Q3: What customers value your domestic manufacturing and therefore buy from you on a regular basis?
A3: Neither company was prepared to quote specific customer names, for client confidentiality reasons. But we do know that they both have a substantial customer list of high profile retailers.
Q4: What other non-cost factors (such as quality, reliability, the “made in” label, etc) help you sell?
A4: Suuchi – “Transparency within our supply chain through the use of our PLM platform is a big selling point for our clients (see more about PLM in Question 5). Being in a similar time zone, speaking the same language, and quick response times have been valuable attributes to our clients. Then the quality, reliability, and “Made in USA” label are important as well. A lot of our clients come to us after having bad experiences with overseas production. Being woman-owned is also something that has helped differentiate us from the competition, while providing our clients with branding power.”
A4: Fashion-Enter – “Our quality is highly regarded. Our reliability is excellent because of our nimbleness. And, of course, there is a “Made in UK” advantage. But we rely on facts to persuade potential customers to use us, not on emotion. The facts are based on speed-to-market and the exit margin the customer achieves by sourcing in the UK.”
Q5: Do your PLM (product lifecycle management) systems give you any advantages over low cost suppliers?
A5: Suuchi –”Our PLM, the Suuchi Grid, provides our clients with a fully visible supply chain, which eliminates any guesswork on when your production is going to be completed. This allows our clients to strategically plan around each stage to ensure they have successful product launches. Our PLM is also a communication hub for clients, manufacturers and suppliers, which eliminates missed emails and speeds up response times. Product-related documents are stored on the Suuchi Cloud, which helps brands keep everything in one secure location. With the recent launch of our PLM app, clients are now able to track their projects on-the-go. All of these features provide Suuchi Inc with a major advantage over traditional apparel manufacturers.”
A5: Fashion-Enter – “They undoubtedly do. We have integrated PLM incorporating CAD and CAM for design and product development, cutting and work-inprogress control. Without this, we could not be nimble. We are happy to share this data transparently with our customers, if they want it.”
Q6: What do you think the potential is for domestic manufacturing in terms of: – Your growth? – The domestic industry growth as a % of the market?

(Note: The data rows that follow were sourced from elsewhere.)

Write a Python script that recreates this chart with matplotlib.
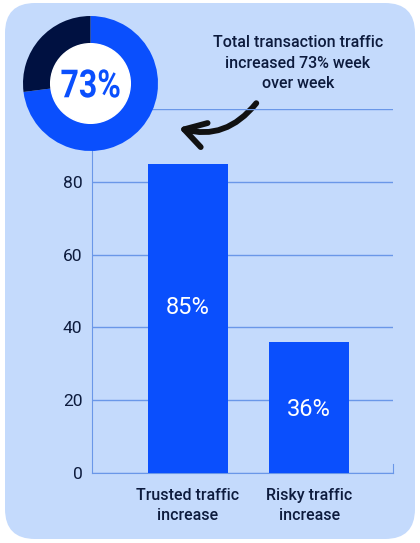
import matplotlib.pyplot as plt
from matplotlib.patches import FancyBboxPatch, FancyArrowPatch, Circle, PathPatch
from matplotlib.textpath import TextPath
from matplotlib.font_manager import FontProperties
from matplotlib.transforms import Affine2D

# data
categories = ["Trusted traffic\nincrease", "Risky traffic\nincrease"]
values = [85, 36]
bar_labels = ["85%", "36%"]
label_y = [45.5, 17.5]
y_ticks = [0, 20, 40, 60, 80, 100]
y_tick_labels = ["0", "20", "40", "60", "80", ""]
donut_parts = [73, 27]
donut_label = "73%"
note = "Total transaction traffic\nincreased 73% week\nover week"

bg = "#c4dafc"
blue = "#0a4ffd"
navy = "#001141"
grid_col = "#6a97e8"
text_col = "#0d1b3d"

plt.rcParams['font.family'] = ['Roboto', 'DejaVu Sans']

W, H = 420, 543
fig = plt.figure(figsize=(W / 100, H / 100), dpi=100)
fig.patch.set_facecolor("white")

# rounded background card, drawn in pixel space
bgax = fig.add_axes([0, 0, 1, 1])
bgax.set_xlim(0, W)
bgax.set_ylim(H, 0)
bgax.axis("off")
card = FancyBboxPatch((5, 3), 410, 536, boxstyle="round,pad=0,rounding_size=30",
                      facecolor=bg, edgecolor="none")
bgax.add_patch(card)

# bar chart
ax = fig.add_axes([92 / W, 1 - 473 / H, 301 / W, 364 / H])
ax.set_facecolor("none")
x = list(range(len(categories)))
ax.bar(x, values, width=0.66, color=blue, zorder=3)
for xi, ly, lab in zip(x, label_y, bar_labels):
    ax.text(xi, ly, lab, ha="center", va="center", color="white", fontsize=17, zorder=4)
ax.set_xlim(-0.79, 1.69)
ax.set_ylim(0, 100)
ax.set_yticks(y_ticks)
ax.set_yticklabels(y_tick_labels)
ax.set_xticks(x)
ax.set_xticklabels(categories, linespacing=1.4, fontweight="medium")
ax.tick_params(axis="both", length=0, colors=text_col)
ax.tick_params(axis="y", pad=7, labelsize=12.5)
ax.tick_params(axis="x", pad=11, labelsize=11.5)
ax.yaxis.grid(True, color=grid_col, linewidth=1, zorder=0)
ax.spines["top"].set_visible(False)
ax.spines["left"].set_color(grid_col)
ax.spines["bottom"].set_color(grid_col)
ax.spines["right"].set_color(grid_col)
ax.spines["right"].set_bounds(0, 2.5)

# donut
dax = fig.add_axes([23 / W, 1 - 151 / H, 135 / W, 135 / H])
dax.pie(donut_parts, colors=[blue, navy], startangle=90, counterclock=False,
        radius=1, wedgeprops=dict(width=1, edgecolor="none"))
dax.add_patch(Circle((0, 0), 0.59, color="white", zorder=5))
# condensed bold label: squeeze a text path horizontally
tp = TextPath((0, 0), donut_label, size=1, prop=FontProperties(family="Roboto", weight="bold"))
ext = tp.get_extents()
sx, sy = 0.86 / ext.width, 0.42 / ext.height
tr = Affine2D().translate(-ext.x0 - ext.width / 2, -ext.y0 - ext.height / 2).scale(sx, sy)
dax.add_patch(PathPatch(tr.transform_path(tp), facecolor=blue, edgecolor="none", zorder=6))
dax.set_xlim(-1, 1)
dax.set_ylim(-1, 1)
dax.set_aspect("equal")
dax.axis("off")

# annotation text and arrow
bgax.text(298, 63, note, ha="center", va="center", color=text_col,
          fontsize=11.5, linespacing=1.45, fontweight="medium")
arrow = FancyArrowPatch((258, 101), (176, 127), connectionstyle="arc3,rad=-0.35",
                        arrowstyle="->,head_length=15,head_width=9",
                        color="#111111", linewidth=4.2, capstyle="round",
                        joinstyle="round")
bgax.add_patch(arrow)

fig.savefig("out.png", dpi=100, facecolor="white")
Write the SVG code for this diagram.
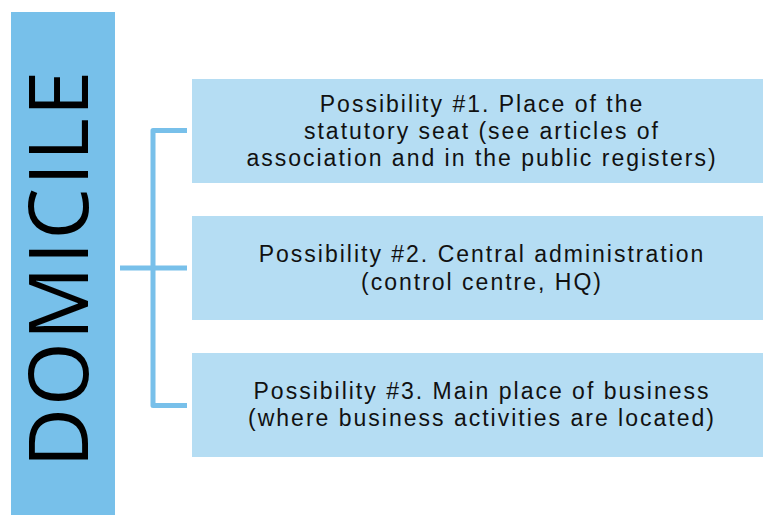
<svg xmlns="http://www.w3.org/2000/svg" width="763" height="515" viewBox="0 0 763 515">
<style>
.box{fill:#b5ddf3}
.lbl{font-family:"Liberation Sans",Arial,sans-serif;font-size:23px;fill:#111;text-anchor:middle;letter-spacing:2px}
.con{stroke:#78c0ea;stroke-width:5;fill:none;stroke-linejoin:round}
</style>
<rect width="763" height="515" fill="#fff"/>
<g id="domicile">
<rect x="11" y="12" width="104" height="503" fill="#77c0ea"/>
<text transform="translate(88,268) rotate(-90)" x="0" y="0" font-family="'Open Sans','Liberation Sans',sans-serif" font-size="82" letter-spacing="2" fill="#000" text-anchor="middle">DOMICILE</text>
</g>
<g id="connectors">
<path class="con" d="M187,130.5 H153 V405.5 H187"/>
<path class="con" d="M120,268 H187"/>
</g>
<g id="possibility1">
<rect class="box" x="192" y="79" width="571" height="104"/>
<text class="lbl" x="482" y="112">Possibility #1. Place of the</text>
<text class="lbl" x="482" y="139">statutory seat (see articles of</text>
<text class="lbl" x="482" y="166">association and in the public registers)</text>
</g>
<g id="possibility2">
<rect class="box" x="192" y="216" width="571" height="104"/>
<text class="lbl" x="482" y="262">Possibility #2. Central administration</text>
<text class="lbl" x="482" y="290">(control centre, HQ)</text>
</g>
<g id="possibility3">
<rect class="box" x="192" y="353" width="571" height="104"/>
<text class="lbl" x="482" y="399">Possibility #3. Main place of business</text>
<text class="lbl" x="482" y="426">(where business activities are located)</text>
</g>
</svg>
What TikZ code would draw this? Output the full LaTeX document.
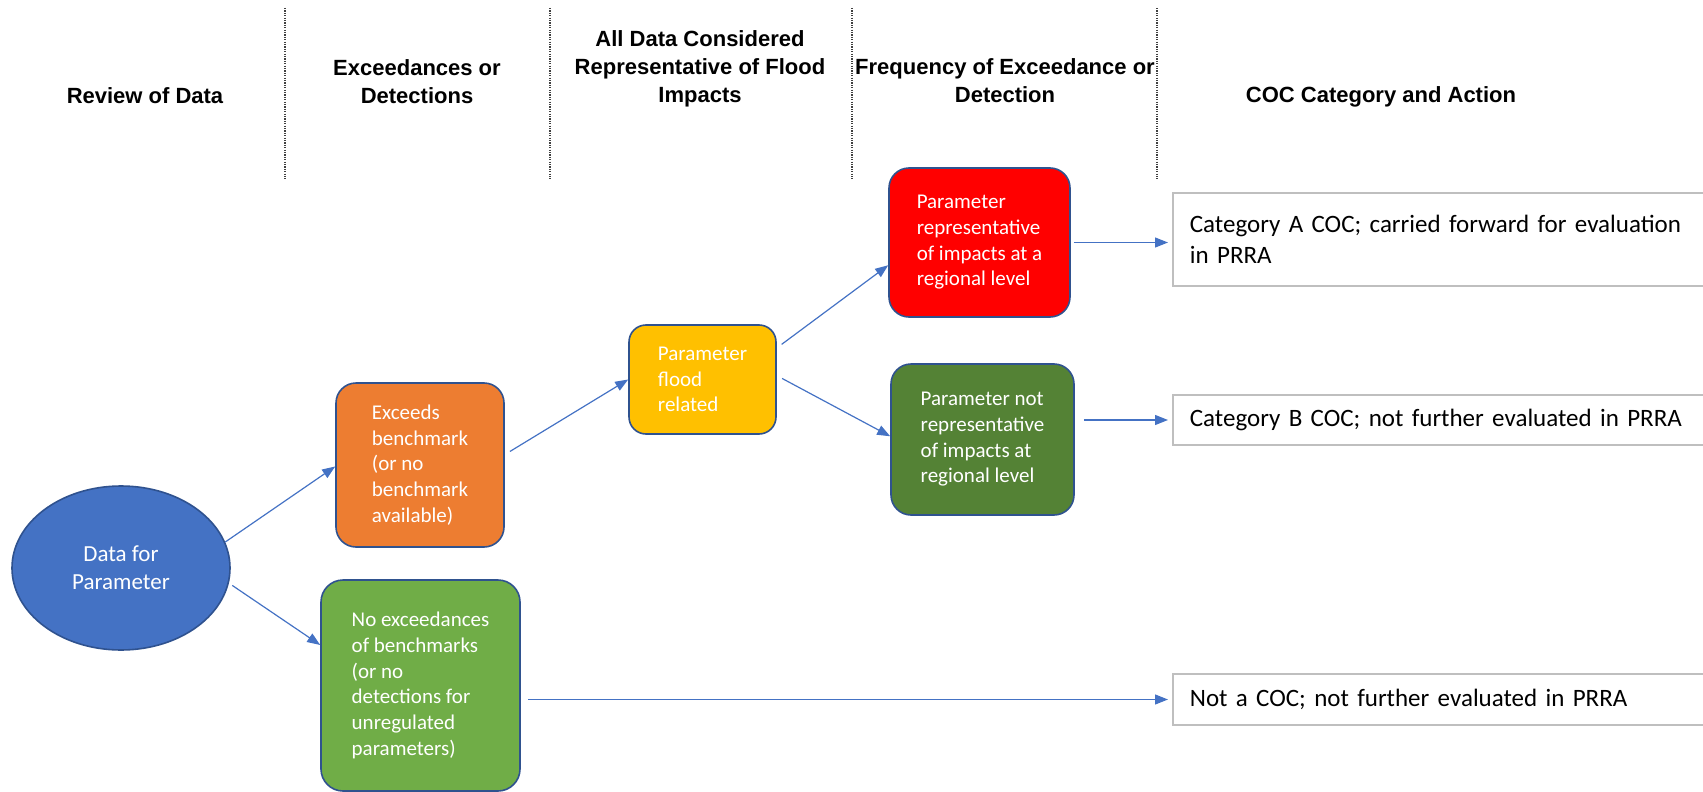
\documentclass[tikz,border=0pt]{standalone}
\usepackage{fontspec}
\setmainfont{Carlito}
\newfontfamily\headfont{Liberation Sans}
\usetikzlibrary{arrows.meta,shapes.geometric}

\definecolor{officeblue}{HTML}{4472C4}
\definecolor{edgeblue}{HTML}{2F528F}
\definecolor{boxorange}{HTML}{ED7D31}
\definecolor{boxlime}{HTML}{70AD47}
\definecolor{boxyellow}{HTML}{FFC000}
\definecolor{boxred}{HTML}{FF0000}
\definecolor{boxforest}{HTML}{548235}
\definecolor{resultgray}{HTML}{BFBFBF}

\begin{document}
\begin{tikzpicture}[x=1pt, y=-1pt,
        header/.style={font=\headfont\bfseries\fontsize{22}{28}\selectfont, align=center},
        sep/.style={dash pattern=on 1.2pt off 1.2pt, line width=1.2pt, black!75},
        box/.style={draw=edgeblue, line width=1.6pt, rounded corners=20pt, text=white, align=left, inner sep=0pt, font=\fontsize{21}{25.7}\selectfont},
        result/.style={draw=resultgray, line width=1.8pt, anchor=west, minimum width=548pt, text width=514pt, inner xsep=17pt, align=left, font=\fontsize{25}{31.5}\selectfont},
        link/.style={officeblue, line width=1.2pt, -{Triangle[length=13pt,width=10pt]}, shorten <=6pt}]

        \useasboundingbox (0,0) rectangle (1703,792);

        % Column headings
        \node[header] (hreview) at (145,96) {Review of Data};
        \node[header] (hexceed) at (417,82) {Exceedances or\\Detections};
        \node[header] (hflood) at (700,69) {All Data Considered\\Representative of Flood\\Impacts};
        \node[header] (hfreq) at (1005,81) {Frequency of Exceedance or\\Detection};
        \node[header] (haction) at (1381,97) {COC Category and Action};

        % Column separators
        \draw[sep] (285,8) -- (285,179);
        \draw[sep] (550,8) -- (550,179);
        \draw[sep] (852,8) -- (852,179);
        \draw[sep] (1157,8) -- (1157,179);

        % Start
        \node[ellipse, draw=edgeblue, line width=1.6pt, fill=officeblue, text=white, align=center, inner sep=0pt,
              minimum width=218pt, minimum height=164pt, font=\fontsize{23}{27.7}\selectfont] (param) at (121,568) {Data for\\Parameter};

        % Screening steps
        \node[box, fill=boxorange, minimum width=168pt, minimum height=164pt] (exceeds) at (420,465)
            {Exceeds\\benchmark\\(or no\\benchmark\\available)};
        \node[box, fill=boxlime, minimum width=199pt, minimum height=211pt, rounded corners=22pt] (noexceed) at (420.5,685.5)
            {No exceedances\\of benchmarks\\(or no\\detections for\\unregulated\\parameters)};
        \node[box, fill=boxyellow, minimum width=147pt, minimum height=109pt, rounded corners=17pt] (flood) at (702.5,379.5)
            {Parameter\\flood\\related};
        \node[box, fill=boxred, minimum width=181pt, minimum height=149pt] (regional) at (979.5,242.5)
            {Parameter\\representative\\of impacts at a\\regional level};
        \node[box, fill=boxforest, minimum width=183pt, minimum height=151pt] (notregional) at (982.5,439.5)
            {Parameter not\\representative\\of impacts at\\regional level};

        % Outcomes
        \node[result, minimum height=93pt] (catA) at (1172,239.5) {Category A COC; carried forward for evaluation\\in PRRA};
        \node[result, minimum height=50pt] (catB) at (1172,420) {Category B COC; not further evaluated in PRRA};
        \node[result, minimum height=51pt] (notcoc) at (1172,699.5) {Not a COC; not further evaluated in PRRA};

        % Arrows
        \draw[link, shorten <=0pt] (param.14) -- (exceeds.181);
        \draw[link, shorten <=4pt] (param.352) -- (noexceed.158);
        \draw[link] (exceeds.7) -- (flood.west);
        \draw[link] (flood.23) -- (regional.194);
        \draw[link] (flood.3) -- (notregional.178);
        \draw[link, shorten <=3pt, shorten >=4pt] (regional.east) -- (regional.east -| catA.west);
        \draw[link, shorten <=9pt, shorten >=4pt] (notregional.east |- catB.west) -- (catB.west);
        \draw[link, shorten <=7pt, shorten >=4pt] (noexceed.east |- notcoc.west) -- (notcoc.west);
    \end{tikzpicture}
\end{document}
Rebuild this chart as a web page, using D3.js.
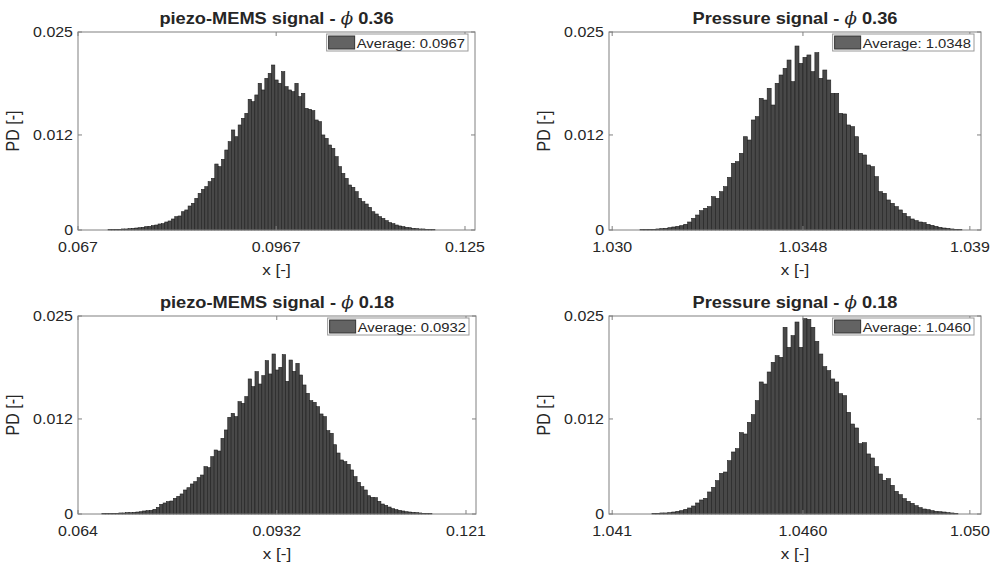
<!DOCTYPE html>
<html lang="en">
<head>
<meta charset="UTF-8">
<title>PD histograms</title>
<script src="https://cdn.jsdelivr.net/npm/d3@7"></script>
<style>
  body { margin: 0; background: #fff; }
  text { font-family: "Liberation Sans", Arial, sans-serif; fill: #262626; }
</style>
</head>
<body>
<script>

var w = 998;
var h = 563;
var SX = 1.14; // the picture is a bit wider than it is tall, so text is stretched

// bin starts / widths of each histogram
var binStart = [0.0705, 1.0306, 0.0665, 1.0422];
var binWidth = [0.0005, 0.0001, 0.0005, 0.0001];

// piezo-MEMS, phi 0.36
var pd1 = [0,0,0.00004,0.00004,0.00008,0.00008,0.00013,0.00013,0.00017,0.00021,
  0.00025,0.00029,0.00034,0.00042,0.00046,0.00055,0.00063,0.00076,0.00080,0.00101,
  0.00114,0.00139,0.00168,0.00177,0.00231,0.00253,0.00303,0.00337,0.00400,0.00463,
  0.00513,0.00547,0.00610,0.00652,0.00833,0.00800,0.00892,0.01010,0.01115,0.01263,
  0.01178,0.01326,0.01410,0.01473,0.01650,0.01620,0.01705,0.01852,0.01768,0.01915,
  0.01978,0.02083,0.01894,0.01852,0.01999,0.01810,0.01768,0.01747,0.01852,0.01684,
  0.01726,0.01536,0.01524,0.01507,0.01389,0.01368,0.01200,0.01157,0.01073,0.01031,
  0.00926,0.00800,0.00715,0.00652,0.00568,0.00539,0.00484,0.00400,0.00358,0.00328,
  0.00286,0.00231,0.00202,0.00168,0.00147,0.00118,0.00093,0.00080,0.00063,0.00051,
  0.00042,0.00034,0.00029,0.00021,0.00017,0.00013,0.00013,0.00008,0.00004,0.00004,0];

// pressure, phi 0.36
var pd2 = [0,0.00004,0.00004,0.00008,0.00008,0.00013,0.00017,0.00021,0.00029,0.00038,
  0.00046,0.00055,0.00072,0.00101,0.00147,0.00189,0.00244,0.00274,0.00295,0.00421,
  0.00400,0.00484,0.00547,0.00665,0.00842,0.00863,0.00968,0.01178,0.01136,0.01389,
  0.01431,0.01662,0.01641,0.01789,0.01578,0.01852,0.01957,0.02041,0.02146,0.01873,
  0.02323,0.02104,0.02180,0.02210,0.01999,0.02239,0.01915,0.02020,0.01894,0.01726,
  0.01726,0.01473,0.01465,0.01326,0.01305,0.01178,0.00968,0.00947,0.00821,0.00800,
  0.00673,0.00484,0.00463,0.00379,0.00337,0.00295,0.00253,0.00210,0.00168,0.00139,
  0.00118,0.00101,0.00093,0.00072,0.00059,0.00046,0.00034,0.00025,0.00021,0.00013,
  0.00008,0.00004];

// piezo-MEMS, phi 0.18
var pd3 = [0,0,0.00004,0.00004,0.00004,0.00008,0.00008,0.00013,0.00013,0.00017,
  0.00017,0.00021,0.00025,0.00029,0.00038,0.00042,0.00046,0.00059,0.00084,0.00122,
  0.00139,0.00156,0.00164,0.00198,0.00223,0.00253,0.00303,0.00332,0.00379,0.00408,
  0.00459,0.00492,0.00598,0.00585,0.00724,0.00808,0.00795,0.00955,0.01061,0.01221,
  0.01271,0.01229,0.01418,0.01397,0.01482,0.01705,0.01608,0.01797,0.01641,0.01747,
  0.01936,0.01768,0.02020,0.01818,0.01852,0.02012,0.01675,0.01944,0.01801,0.01902,
  0.01755,0.01629,0.01524,0.01431,0.01410,0.01355,0.01263,0.01229,0.01052,0.01019,
  0.00875,0.00770,0.00682,0.00661,0.00627,0.00556,0.00471,0.00400,0.00345,0.00303,
  0.00231,0.00210,0.00206,0.00160,0.00126,0.00109,0.00088,0.00067,0.00055,0.00046,
  0.00038,0.00029,0.00025,0.00021,0.00017,0.00013,0.00008,0.00004,0.00004];

// pressure, phi 0.18
var pd4 = [0.00008,0.00008,0.00013,0.00013,0.00017,0.00025,0.00034,0.00042,0.00059,0.00076,
  0.00101,0.00139,0.00177,0.00198,0.00278,0.00337,0.00421,0.00513,0.00530,0.00673,
  0.00783,0.00825,0.01027,0.01010,0.01157,0.01254,0.01431,0.01667,0.01641,0.01793,
  0.01915,0.01999,0.01978,0.02357,0.02104,0.02252,0.02424,0.02104,0.02466,0.02458,
  0.02357,0.02180,0.02020,0.01860,0.01810,0.01705,0.01667,0.01519,0.01494,0.01284,
  0.01136,0.01086,0.00888,0.00901,0.00758,0.00707,0.00598,0.00505,0.00425,0.00446,
  0.00362,0.00286,0.00244,0.00194,0.00160,0.00135,0.00105,0.00080,0.00063,0.00055,
  0.00042,0.00034,0.00029,0.00025,0.00017,0.00013,0.00008];

var titles = ["piezo-MEMS signal - ", "Pressure signal - ", "piezo-MEMS signal - ", "Pressure signal - "];
var phis = ["0.36", "0.36", "0.18", "0.18"];
var averages = ["0.0967", "1.0348", "0.0932", "1.0460"];

var xDomains = [[0.067, 0.1265], [1.02992, 1.03928], [0.064, 0.12247], [1.04112, 1.05048]];
var xTicks = [[0.067, 0.0967, 0.125], [1.030, 1.0348, 1.039], [0.064, 0.0932, 0.121], [1.0412, 1.0460, 1.0502]];
var xTickLabels = [["0.067", "0.0967", "0.125"], ["1.030", "1.0348", "1.039"],
                   ["0.064", "0.0932", "0.121"], ["1.041", "1.0460", "1.050"]];
var yTicks = [0, 0.012, 0.025];
var yTickLabels = ["0", "0.012", "0.025"];

var allPd = [pd1, pd2, pd3, pd4];

// axes boxes [left, top, right, bottom]
var boxes = [[78, 32, 475, 230], [609, 32, 981, 230], [78, 316, 476, 514], [609, 316, 981, 514]];

var svg = d3.select("body").append("svg")
    .attr("width", w)
    .attr("height", h);

function placeText(sel, x, y) {
    return sel.attr("transform", "translate(" + x + "," + y + ") scale(" + SX + ",1)");
}

function drawPanel(k) {
    var b = boxes[k];
    var xs = d3.scaleLinear().domain(xDomains[k]).range([b[0], b[2]]);
    var ys = d3.scaleLinear().domain([0, 0.025]).range([b[3], b[1]]);
    var g = svg.append("g");
    var s0 = binStart[k], bw = binWidth[k];

    g.selectAll("rect.bar")
        .data(allPd[k])
        .enter()
        .append("rect")
        .attr("class", "bar")
        .attr("x", function(d, i) { return xs(s0 + i * bw); })
        .attr("width", function(d, i) { return xs(s0 + (i + 1) * bw) - xs(s0 + i * bw); })
        .attr("y", function(d) { return ys(d); })
        .attr("height", function(d) { return ys(0) - ys(d); })
        .attr("fill", "#484848")
        .attr("stroke", "#1e1e1e")
        .attr("stroke-width", 0.6);

    // box
    g.append("rect")
        .attr("x", b[0]).attr("y", b[1])
        .attr("width", b[2] - b[0]).attr("height", b[3] - b[1])
        .attr("fill", "none").attr("stroke", "#808080").attr("stroke-width", 1);

    // x ticks (inside, mirrored on top)
    xTicks[k].forEach(function(t, i) {
        var x = xs(t);
        g.append("line").attr("x1", x).attr("x2", x).attr("y1", b[3]).attr("y2", b[3] - 4)
            .attr("stroke", "#808080");
        g.append("line").attr("x1", x).attr("x2", x).attr("y1", b[1]).attr("y2", b[1] + 4)
            .attr("stroke", "#808080");
        placeText(g.append("text"), x, b[3] + 22)
            .attr("text-anchor", "middle")
            .attr("font-size", 14)
            .text(xTickLabels[k][i]);
    });

    yTicks.forEach(function(t, i) {
        var y = ys(t);
        g.append("line").attr("x1", b[0]).attr("x2", b[0] + 4).attr("y1", y).attr("y2", y)
            .attr("stroke", "#808080");
        g.append("line").attr("x1", b[2]).attr("x2", b[2] - 4).attr("y1", y).attr("y2", y)
            .attr("stroke", "#808080");
        placeText(g.append("text"), b[0] - 5, y + 5)
            .attr("text-anchor", "end")
            .attr("font-size", 14)
            .text(yTickLabels[i]);
    });

    var cx = (b[0] + b[2]) / 2;
    placeText(g.append("text"), cx, b[3] + 45)
        .attr("text-anchor", "middle")
        .attr("font-size", 15)
        .text("x [-]");

    g.append("text")
        .attr("transform", "translate(" + (b[0] - 59) + "," + ((b[1] + b[3]) / 2) + ") rotate(-90) scale(1," + SX + ")")
        .attr("text-anchor", "middle")
        .attr("font-size", 16)
        .text("PD [-]");

    var title = placeText(g.append("text"), cx, b[1] - 8)
        .attr("text-anchor", "middle")
        .attr("font-size", 16)
        .attr("font-weight", "bold");
    title.append("tspan").text(titles[k]);
    title.append("tspan").attr("font-style", "italic").attr("font-weight", "normal")
        .attr("font-family", "DejaVu Serif").text("\u03d5");
    title.append("tspan").text(" " + phis[k]);

    // legend
    var lg = g.append("g");
    var lt = placeText(lg.append("text"), 0, 0)
        .attr("font-size", 13)
        .text("Average: " + averages[k]);
    var tw = lt.node().getComputedTextLength() * SX;
    var lw = 2 + 26 + 2 + tw + 3;
    var lx = b[2] - 7 - lw, ly = b[1] + 2;
    lg.insert("rect", "text")
        .attr("x", lx).attr("y", ly).attr("width", lw).attr("height", 17)
        .attr("fill", "#fff").attr("stroke", "#9a9a9a");
    lg.insert("rect", "text")
        .attr("x", lx + 2).attr("y", ly + 2).attr("width", 26).attr("height", 13)
        .attr("fill", "#636363").attr("stroke", "#333");
    placeText(lt, lx + 30, ly + 13.5);
}

for (var k = 0; k < 4; k++) {
    drawPanel(k);
}

</script>
</body>
</html>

A6: Suuchi – “With a 30% month-to-month growth rate, we have seen first-hand the potential for hyper-growth and we’re just getting started! As our process continues to evolve through automation and the Suuchi Grid, we are confident that Suuchi Inc will become the leading US-based apparel manufacturer in the coming years.”
A6: Fashion-Enter – “We are currently investing in enlarging our production capacity, with an extension to our factory which will open in April 2019. But the problem of manufacturing growth in London is getting the sewing machinists. The problem is the churn of sewers who cannot work to our levels of speed, accuracy and efficiency. It is not a constraint. It just makes growth slower. Training stitchers is always a priority for us.”